**SHORT TASK:** Your job is to retype all of the data word for word, leaving every image out.

[START OF DATA SHOWN]

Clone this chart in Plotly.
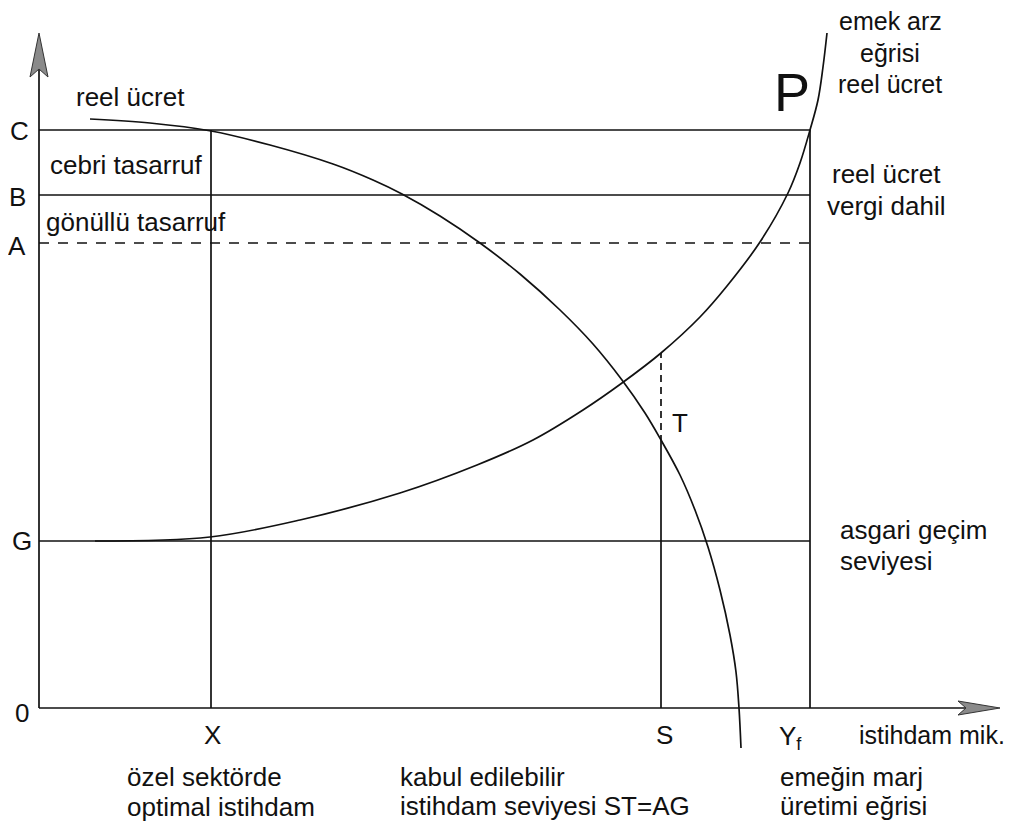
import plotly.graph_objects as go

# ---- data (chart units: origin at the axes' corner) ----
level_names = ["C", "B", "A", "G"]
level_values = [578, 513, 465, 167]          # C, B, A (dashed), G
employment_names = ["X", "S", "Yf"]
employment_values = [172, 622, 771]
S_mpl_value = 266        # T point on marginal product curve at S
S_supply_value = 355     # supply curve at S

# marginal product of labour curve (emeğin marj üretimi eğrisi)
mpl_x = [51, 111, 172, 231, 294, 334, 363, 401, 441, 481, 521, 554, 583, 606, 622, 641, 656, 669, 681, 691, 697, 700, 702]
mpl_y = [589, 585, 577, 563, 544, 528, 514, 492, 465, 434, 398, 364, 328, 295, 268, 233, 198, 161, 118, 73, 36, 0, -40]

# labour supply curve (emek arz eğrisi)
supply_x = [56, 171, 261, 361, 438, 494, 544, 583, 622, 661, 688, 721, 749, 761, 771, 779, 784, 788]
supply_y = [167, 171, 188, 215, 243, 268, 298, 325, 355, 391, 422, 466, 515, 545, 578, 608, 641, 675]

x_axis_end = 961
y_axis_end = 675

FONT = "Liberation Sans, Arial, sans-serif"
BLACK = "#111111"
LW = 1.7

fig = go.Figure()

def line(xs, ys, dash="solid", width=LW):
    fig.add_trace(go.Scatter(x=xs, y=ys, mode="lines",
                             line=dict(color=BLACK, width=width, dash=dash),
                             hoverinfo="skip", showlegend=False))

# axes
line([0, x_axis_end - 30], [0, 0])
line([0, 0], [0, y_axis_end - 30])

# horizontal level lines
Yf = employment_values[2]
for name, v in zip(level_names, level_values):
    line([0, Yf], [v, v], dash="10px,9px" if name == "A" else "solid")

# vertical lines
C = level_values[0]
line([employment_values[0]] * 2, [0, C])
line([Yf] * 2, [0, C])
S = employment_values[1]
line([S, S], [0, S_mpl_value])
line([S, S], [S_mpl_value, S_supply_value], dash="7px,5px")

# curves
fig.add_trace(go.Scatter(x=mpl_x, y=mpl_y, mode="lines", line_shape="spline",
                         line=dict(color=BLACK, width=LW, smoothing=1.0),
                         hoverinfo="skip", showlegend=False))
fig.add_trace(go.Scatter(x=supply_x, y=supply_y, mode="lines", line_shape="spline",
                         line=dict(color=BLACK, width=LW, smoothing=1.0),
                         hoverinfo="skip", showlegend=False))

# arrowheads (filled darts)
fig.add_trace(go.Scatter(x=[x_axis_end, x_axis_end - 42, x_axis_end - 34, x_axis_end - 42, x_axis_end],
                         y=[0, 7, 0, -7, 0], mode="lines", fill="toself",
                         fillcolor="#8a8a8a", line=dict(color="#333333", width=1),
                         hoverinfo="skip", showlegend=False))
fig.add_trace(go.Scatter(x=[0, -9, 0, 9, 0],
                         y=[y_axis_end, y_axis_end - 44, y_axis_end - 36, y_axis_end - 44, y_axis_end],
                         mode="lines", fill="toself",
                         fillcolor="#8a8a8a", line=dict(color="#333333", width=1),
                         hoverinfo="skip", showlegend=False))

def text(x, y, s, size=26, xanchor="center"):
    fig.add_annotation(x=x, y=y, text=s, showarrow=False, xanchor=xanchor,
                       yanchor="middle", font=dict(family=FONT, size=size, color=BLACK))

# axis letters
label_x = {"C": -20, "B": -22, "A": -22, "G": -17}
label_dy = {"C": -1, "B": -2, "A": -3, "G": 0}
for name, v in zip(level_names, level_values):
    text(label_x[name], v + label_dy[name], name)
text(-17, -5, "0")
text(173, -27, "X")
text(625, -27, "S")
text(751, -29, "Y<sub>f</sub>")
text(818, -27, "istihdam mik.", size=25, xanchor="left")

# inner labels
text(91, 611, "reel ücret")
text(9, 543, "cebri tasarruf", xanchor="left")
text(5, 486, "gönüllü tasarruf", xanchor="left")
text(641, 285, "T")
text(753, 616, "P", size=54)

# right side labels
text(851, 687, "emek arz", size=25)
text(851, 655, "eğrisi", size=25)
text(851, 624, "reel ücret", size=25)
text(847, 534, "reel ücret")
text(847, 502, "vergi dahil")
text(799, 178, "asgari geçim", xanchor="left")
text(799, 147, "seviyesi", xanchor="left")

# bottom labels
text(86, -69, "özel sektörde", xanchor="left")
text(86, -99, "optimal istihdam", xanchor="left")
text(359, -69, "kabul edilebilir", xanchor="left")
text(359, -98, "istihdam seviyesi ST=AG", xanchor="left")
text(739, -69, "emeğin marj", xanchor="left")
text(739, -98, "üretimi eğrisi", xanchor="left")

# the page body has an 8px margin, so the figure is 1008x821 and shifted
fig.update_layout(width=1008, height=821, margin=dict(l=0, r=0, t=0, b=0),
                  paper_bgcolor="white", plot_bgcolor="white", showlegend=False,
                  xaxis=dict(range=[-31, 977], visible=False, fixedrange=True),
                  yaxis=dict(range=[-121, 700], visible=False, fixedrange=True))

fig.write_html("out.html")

[END OF DATA SHOWN]

**ANSWER:**
Clone this chart in Plotly.
import plotly.graph_objects as go

# ---- data (chart units: origin at the axes' corner) ----
level_names = ["C", "B", "A", "G"]
level_values = [578, 513, 465, 167]          # C, B, A (dashed), G
employment_names = ["X", "S", "Yf"]
employment_values = [172, 622, 771]
S_mpl_value = 266        # T point on marginal product curve at S
S_supply_value = 355     # supply curve at S

# marginal product of labour curve (emeğin marj üretimi eğrisi)
mpl_x = [51, 111, 172, 231, 294, 334, 363, 401, 441, 481, 521, 554, 583, 606, 622, 641, 656, 669, 681, 691, 697, 700, 702]
mpl_y = [589, 585, 577, 563, 544, 528, 514, 492, 465, 434, 398, 364, 328, 295, 268, 233, 198, 161, 118, 73, 36, 0, -40]

# labour supply curve (emek arz eğrisi)
supply_x = [56, 171, 261, 361, 438, 494, 544, 583, 622, 661, 688, 721, 749, 761, 771, 779, 784, 788]
supply_y = [167, 171, 188, 215, 243, 268, 298, 325, 355, 391, 422, 466, 515, 545, 578, 608, 641, 675]

x_axis_end = 961
y_axis_end = 675

FONT = "Liberation Sans, Arial, sans-serif"
BLACK = "#111111"
LW = 1.7

fig = go.Figure()

def line(xs, ys, dash="solid", width=LW):
    fig.add_trace(go.Scatter(x=xs, y=ys, mode="lines",
                             line=dict(color=BLACK, width=width, dash=dash),
                             hoverinfo="skip", showlegend=False))

# axes
line([0, x_axis_end - 30], [0, 0])
line([0, 0], [0, y_axis_end - 30])

# horizontal level lines
Yf = employment_values[2]
for name, v in zip(level_names, level_values):
    line([0, Yf], [v, v], dash="10px,9px" if name == "A" else "solid")

# vertical lines
C = level_values[0]
line([employment_values[0]] * 2, [0, C])
line([Yf] * 2, [0, C])
S = employment_values[1]
line([S, S], [0, S_mpl_value])
line([S, S], [S_mpl_value, S_supply_value], dash="7px,5px")

# curves
fig.add_trace(go.Scatter(x=mpl_x, y=mpl_y, mode="lines", line_shape="spline",
                         line=dict(color=BLACK, width=LW, smoothing=1.0),
                         hoverinfo="skip", showlegend=False))
fig.add_trace(go.Scatter(x=supply_x, y=supply_y, mode="lines", line_shape="spline",
                         line=dict(color=BLACK, width=LW, smoothing=1.0),
                         hoverinfo="skip", showlegend=False))

# arrowheads (filled darts)
fig.add_trace(go.Scatter(x=[x_axis_end, x_axis_end - 42, x_axis_end - 34, x_axis_end - 42, x_axis_end],
                         y=[0, 7, 0, -7, 0], mode="lines", fill="toself",
                         fillcolor="#8a8a8a", line=dict(color="#333333", width=1),
                         hoverinfo="skip", showlegend=False))
fig.add_trace(go.Scatter(x=[0, -9, 0, 9, 0],
                         y=[y_axis_end, y_axis_end - 44, y_axis_end - 36, y_axis_end - 44, y_axis_end],
                         mode="lines", fill="toself",
                         fillcolor="#8a8a8a", line=dict(color="#333333", width=1),
                         hoverinfo="skip", showlegend=False))

def text(x, y, s, size=26, xanchor="center"):
    fig.add_annotation(x=x, y=y, text=s, showarrow=False, xanchor=xanchor,
                       yanchor="middle", font=dict(family=FONT, size=size, color=BLACK))

# axis letters
label_x = {"C": -20, "B": -22, "A": -22, "G": -17}
label_dy = {"C": -1, "B": -2, "A": -3, "G": 0}
for name, v in zip(level_names, level_values):
    text(label_x[name], v + label_dy[name], name)
text(-17, -5, "0")
text(173, -27, "X")
text(625, -27, "S")
text(751, -29, "Y<sub>f</sub>")
text(818, -27, "istihdam mik.", size=25, xanchor="left")

# inner labels
text(91, 611, "reel ücret")
text(9, 543, "cebri tasarruf", xanchor="left")
text(5, 486, "gönüllü tasarruf", xanchor="left")
text(641, 285, "T")
text(753, 616, "P", size=54)

# right side labels
text(851, 687, "emek arz", size=25)
text(851, 655, "eğrisi", size=25)
text(851, 624, "reel ücret", size=25)
text(847, 534, "reel ücret")
text(847, 502, "vergi dahil")
text(799, 178, "asgari geçim", xanchor="left")
text(799, 147, "seviyesi", xanchor="left")

# bottom labels
text(86, -69, "özel sektörde", xanchor="left")
text(86, -99, "optimal istihdam", xanchor="left")
text(359, -69, "kabul edilebilir", xanchor="left")
text(359, -98, "istihdam seviyesi ST=AG", xanchor="left")
text(739, -69, "emeğin marj", xanchor="left")
text(739, -98, "üretimi eğrisi", xanchor="left")

# the page body has an 8px margin, so the figure is 1008x821 and shifted
fig.update_layout(width=1008, height=821, margin=dict(l=0, r=0, t=0, b=0),
                  paper_bgcolor="white", plot_bgcolor="white", showlegend=False,
                  xaxis=dict(range=[-31, 977], visible=False, fixedrange=True),
                  yaxis=dict(range=[-121, 700], visible=False, fixedrange=True))

fig.write_html("out.html")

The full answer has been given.